- **YOUR GOAL**: Repeat, exactly and only, the lines from the beginning of the data through the line with "import pandas as pd". Pictures are left out.

__________________________________________________

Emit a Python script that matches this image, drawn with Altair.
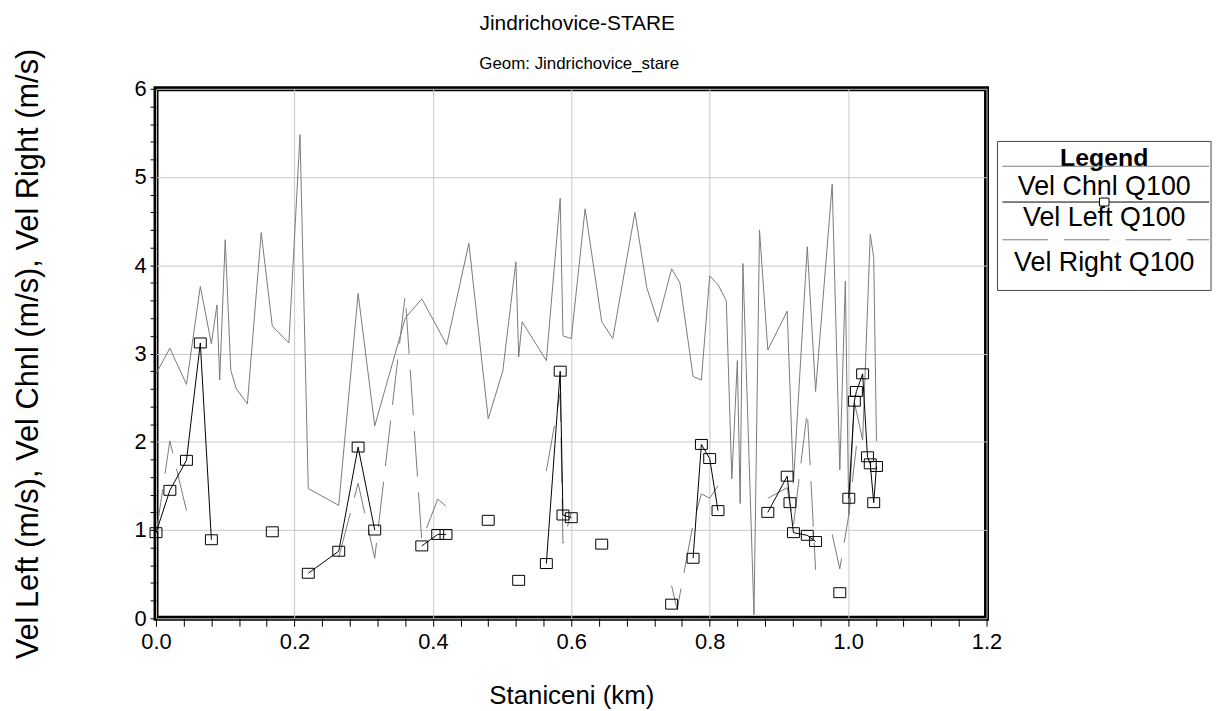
import altair as alt
import pandas as pd

# ---------------- data ----------------
chnl_km = [0.000, 0.020, 0.044, 0.064, 0.080, 0.088, 0.092, 0.100, 0.108, 0.116,
           0.132, 0.152, 0.168, 0.192, 0.208, 0.220, 0.264, 0.292, 0.316, 0.360,
           0.384, 0.420, 0.452, 0.480, 0.501, 0.520, 0.524, 0.529, 0.564, 0.584,
           0.588, 0.600, 0.620, 0.644, 0.660, 0.692, 0.709, 0.725, 0.745, 0.757,
           0.776, 0.788, 0.800, 0.812, 0.824, 0.832, 0.840, 0.844, 0.848, 0.864,
           0.872, 0.884, 0.912, 0.921, 0.941, 0.953, 0.977, 0.988, 0.996, 1.001,
           1.009, 1.021, 1.032, 1.037, 1.041]
chnl_vel = [2.77, 3.06, 2.65, 3.76, 3.11, 3.55, 2.70, 4.29, 2.81, 2.60,
            2.43, 4.37, 3.31, 3.12, 5.48, 1.47, 1.28, 3.68, 2.18, 3.40,
            3.62, 3.10, 4.25, 2.26, 2.80, 4.04, 2.96, 3.36, 2.92, 4.76,
            3.20, 3.17, 4.64, 3.36, 3.17, 4.60, 3.75, 3.36, 3.96, 3.80,
            2.74, 2.70, 3.88, 3.78, 3.60, 1.58, 2.92, 1.30, 4.02, 0.04,
            4.40, 3.04, 3.48, 1.53, 4.21, 2.57, 4.92, 1.68, 3.82, 1.17,
            2.45, 2.02, 4.35, 4.09, 2.01]

# None marks a break in the line
left_km = [0.000, 0.020, 0.044, 0.064, 0.080, None,
           0.168, None,
           0.220, 0.264, 0.292, 0.316, None,
           0.384, 0.407, 0.419, None,
           0.480, None,
           0.524, None,
           0.564, 0.584, 0.588, 0.600, None,
           0.644, None,
           0.745, None,
           0.776, 0.788, 0.800, 0.812, None,
           0.884, 0.912, 0.916, 0.921, 0.941, 0.953, None,
           0.988, None,
           1.001, 1.009, 1.012, 1.021, 1.028, 1.032, 1.037, 1.041]
left_vel = [0.97, 1.45, 1.79, 3.12, 0.89, None,
            0.98, None,
            0.51, 0.76, 1.94, 1.00, None,
            0.82, 0.95, 0.95, None,
            1.11, None,
            0.43, None,
            0.62, 2.80, 1.17, 1.14, None,
            0.84, None,
            0.16, None,
            0.68, 1.97, 1.81, 1.22, None,
            1.20, 1.61, 1.31, 0.97, 0.94, 0.87, None,
            0.29, None,
            1.36, 2.46, 2.57, 2.77, 1.83, 1.75, 1.31, 1.72]

right_km = [0.000, 0.020, 0.044, None,
            0.264, 0.292, 0.316, 0.360, 0.384, 0.407, 0.419, None,
            0.564, 0.584, 0.588, 0.600, None,
            0.745, 0.753, 0.776, 0.788, 0.800, 0.812, None,
            0.884, 0.912, 0.921, 0.941, 0.953, None,
            0.977, 0.988, 1.001, 1.009, 1.012]
right_vel = [0.95, 2.01, 1.22, None,
             0.69, 1.53, 0.68, 3.66, 0.88, 1.35, 1.27, None,
             1.67, 2.55, 0.85, 1.20, None,
             0.37, 0.10, 1.07, 1.41, 1.36, 1.50, None,
             1.36, 1.48, 1.05, 2.35, 0.55, None,
             0.95, 0.56, 1.17, 1.75, 1.95]

x_ticks = [0.0, 0.04, 0.08, 0.12, 0.16, 0.2, 0.24, 0.28, 0.32, 0.36, 0.4,
           0.44, 0.48, 0.52, 0.56, 0.6, 0.64, 0.68, 0.72, 0.76, 0.8,
           0.84, 0.88, 0.92, 0.96, 1.0, 1.04, 1.08, 1.12, 1.16, 1.2]
y_ticks = [0, 0.2, 0.4, 0.6, 0.8, 1, 1.2, 1.4, 1.6, 1.8, 2, 2.2, 2.4, 2.6, 2.8,
           3, 3.2, 3.4, 3.6, 3.8, 4, 4.2, 4.4, 4.6, 4.8, 5, 5.2, 5.4, 5.6, 5.8, 6]

title_text = "Jindrichovice-STARE"
subtitle_text = "Geom: Jindrichovice_stare"
legend_labels = ["Vel Chnl Q100", "Vel Left Q100", "Vel Right Q100"]


def to_frame(km, vel):
    rows, seg = [], 0
    for k, v in zip(km, vel):
        if k is None or v is None:
            seg += 1
            continue
        rows.append({"km": k, "vel": v, "seg": seg})
    return pd.DataFrame(rows)


chnl_df = to_frame(chnl_km, chnl_vel)
left_df = to_frame(left_km, left_vel)
right_df = to_frame(right_km, right_vel)

FONT = "Liberation Sans, Arial, sans-serif"
W, H = 836, 533
SQUARE = "M-1.2,-1L1.2,-1L1.2,1L-1.2,1Z"
X_MAJOR = "abs(datum.value*5 - round(datum.value*5)) < 0.001"
Y_MAJOR = "abs(datum.value - round(datum.value)) < 0.001"

x_enc = alt.X("km:Q", scale=alt.Scale(domain=[0, 1.2], nice=False, zero=False),
              axis=alt.Axis(values=x_ticks, tickCount=1000, title="Staniceni (km)",
                            labelExpr=X_MAJOR + " ? format(datum.value, '.1f') : ''",
                            labelOverlap=False, labelFlush=False, labelFontSize=22,
                            titleFontSize=26,
                            grid=True, gridColor="#c8c8c8", gridWidth=1,
                            gridOpacity={"condition": {"test": "!(" + X_MAJOR + ")", "value": 0}, "value": 1},
                            tickSize=8, tickColor="black", tickWidth=1,
                            labelPadding=5, titlePadding=31, domain=False))
y_enc = alt.Y("vel:Q", scale=alt.Scale(domain=[0, 6], nice=False),
              axis=alt.Axis(values=y_ticks, tickCount=1000,
                            title="Vel Left (m/s), Vel Chnl (m/s), Vel Right (m/s)",
                            labelExpr=Y_MAJOR + " ? format(datum.value, 'd') : ''",
                            labelOverlap=False, labelFlush=False, labelFontSize=22,
                            titleFontSize=31,
                            grid=True, gridColor="#c8c8c8", gridWidth=1,
                            gridOpacity={"condition": {"test": "!(" + Y_MAJOR + ")", "value": 0}, "value": 1},
                            tickSize=6, tickColor="black", tickWidth=1,
                            labelPadding=4, titlePadding=90, domain=False))

chnl = alt.Chart(chnl_df).mark_line(color="#7a7a7a", strokeWidth=1).encode(x=x_enc, y=y_enc)
right = alt.Chart(right_df).mark_line(color="#7a7a7a", strokeWidth=1, strokeDash=[46, 16]).encode(
    x="km:Q", y="vel:Q", detail="seg:N")
left = alt.Chart(left_df).mark_line(color="black", strokeWidth=1).encode(
    x="km:Q", y="vel:Q", detail="seg:N")
left_pts = alt.Chart(left_df).mark_point(shape=SQUARE, size=100, filled=False, color="black",
                                         strokeWidth=1, opacity=1).encode(x="km:Q", y="vel:Q")

one = pd.DataFrame({"a": [0]})

# ---------------- titles (placed above the plot area) ----------------
t_main = alt.Chart(one).mark_text(text=title_text, font=FONT, fontSize=21, color="black",
                                  align="center", baseline="middle").encode(
    x=alt.value(424), y=alt.value(-65))
t_sub = alt.Chart(one).mark_text(text=subtitle_text, font=FONT, fontSize=17, color="black",
                                 align="center", baseline="middle").encode(
    x=alt.value(426), y=alt.value(-25))

# ---------------- legend box (outside the plot area, right side) ----------------
LX0, LX1 = 847, 1062
LCX = (LX0 + LX1) / 2
LFS = 27
box = alt.Chart(one).mark_rect(fill="white", stroke="#444444", strokeWidth=1).encode(
    x=alt.value(LX0), x2=alt.value(LX1), y=alt.value(53), y2=alt.value(203))
hdr = alt.Chart(one).mark_text(text="Legend", font=FONT, fontSize=25, fontWeight="bold",
                               baseline="middle", align="center", color="black").encode(
    x=alt.value(LCX), y=alt.value(70))
line_c = alt.Chart(one).mark_rule(color="#7a7a7a", strokeWidth=1).encode(
    x=alt.value(LX0 + 5), x2=alt.value(LX1 - 2), y=alt.value(78))
txt_c = alt.Chart(one).mark_text(text=legend_labels[0], font=FONT, fontSize=LFS,
                                 baseline="middle", align="center", color="black").encode(
    x=alt.value(LCX), y=alt.value(99))
line_l = alt.Chart(one).mark_rule(color="black", strokeWidth=1).encode(
    x=alt.value(LX0 + 5), x2=alt.value(LX1 - 2), y=alt.value(114))
pt_l = alt.Chart(one).mark_point(shape=SQUARE, size=64, filled=True, fill="white", stroke="black",
                                 strokeWidth=1, opacity=1).encode(x=alt.value(LCX), y=alt.value(114))
txt_l = alt.Chart(one).mark_text(text=legend_labels[1], font=FONT, fontSize=LFS,
                                 baseline="middle", align="center", color="black").encode(
    x=alt.value(LCX), y=alt.value(130))
line_r = alt.Chart(one).mark_rule(color="#7a7a7a", strokeWidth=1, strokeDash=[46, 16]).encode(
    x=alt.value(LX0 + 5), x2=alt.value(LX1 - 2), y=alt.value(152))
txt_r = alt.Chart(one).mark_text(text=legend_labels[2], font=FONT, fontSize=LFS,
                                 baseline="middle", align="center", color="black").encode(
    x=alt.value(LCX), y=alt.value(175))

chart = alt.layer(
    chnl, right, left, left_pts, t_main, t_sub,
    box, hdr, line_c, txt_c, line_l, pt_l, txt_l, line_r, txt_r
).properties(
    width=W, height=H,
    autosize=alt.AutoSizeParams(type="none"),
    padding={"left": 149, "top": 79, "right": 232, "bottom": 89},
).configure_view(
    stroke="black", strokeWidth=5
).configure_axis(
    labelFont=FONT, titleFont=FONT,
    labelColor="black", titleColor="black", titleFontWeight="normal"
)

chart.save("out.html", embed_options={"renderer": "svg", "actions": False})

__________________________________________________

- **SOLVED PROBLEM**:
Emit a Python script that matches this image, drawn with Altair.
import altair as alt
import pandas as pd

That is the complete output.